In California, a County Board of Supervisors Wrestles with Security

Sept. 11, 2005
County supervisor calls for security review after numerous threats to board, employees

One might think a lowly local elected official has trouble enough finding someone who knows her name.

Go figure, but county supervisors routinely receive highly personal threatening letters and phone calls.

In office just eight months, Contra Costa County Supervisor Mary Nejedly Piepho says such threats have left her so concerned about her safety and that of her staff and the public that she has called for a security study.

Piepho particularly wants to evaluate security for board meetings in Martinez, where supervisors perch in a row behind a curved dais like ducks in a carnival shooting gallery. (The dais contains a bulletproof plate but it only protects the supervisors who get behind it.)

"My staff has been threatened and I've been threatened," says Piepho. "Perhaps, these threats aren't serious but we have to take them very seriously. You never know when someone might decide to follow through. Our sacrifices as public servants are many but to sacrifice our lives would be a tragedy."

Security options include metal detectors to screen for weapons, surveillance cameras, sign-in sheets and the presence of deputies.

At the moment, security consists of lobby cameras and deputies if staffers or others expect a rowdy crowd or angry constituents.

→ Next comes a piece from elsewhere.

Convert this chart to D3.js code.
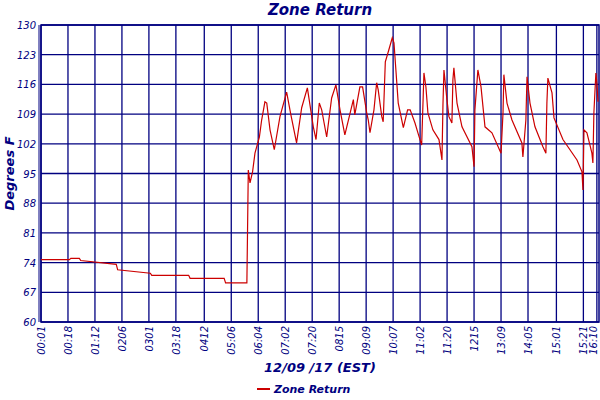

Even three-term veteran Supervisor Gayle Uilkema welcomes the study.

"It's a felony to threaten an elected official but we receive more threats than people realize," she says.

She had a bullet-proof panel installed in the wall of her office that faces the lobby on the ground floor of the county administration building in Martinez.

"The jail is right across the street and when people (there) aren't happy, they are told to write a letter to their county supervisor," Uilkema said. "My name and address is on the wall of the jail, and (law enforcement officers) give them lined paper and pencil stubs."

Uilkema has received fat envelopes stuffed with handwritten rants from an unbalanced squatter in a Sierra homeless camp.

Another man left a message at her home calling for her assassination. Others mutter vague warnings, like "If I were you, I'd be very careful ..."

At one meeting, Uilkema recalls a disgruntled constituent who pulled a machete out of his overalls and waved it around. She kept him talking while she pressed a panic button connected to the sheriff's department.

Supervisors Federal Glover and Mark DeSaulnier take a more relaxed view of the threats.

Angry people often say things they don't really mean and wouldn't do, Glover says.

"You have to be careful, but a certain amount of this comes with the territory," DeSaulnier says. "I'm willing to look at security, but I don't want us to put up too many barriers between us and the public."

Is this debate a sign of changing times in a rapidly urbanizing county that recently topped a million people? Residents in neighboring Alameda and San Francisco counties, after all, run a security gauntlet when they attend supervisors' meetings.

If more security is inevitable, the question is this: How much public access are supervisors willing to trade for added security?

"Everyone wants to see easy access to public meetings, but everyone also wants a safe environment," says Undersheriff Obie Anderson. "Where to draw that line is where people will have a difference of opinion."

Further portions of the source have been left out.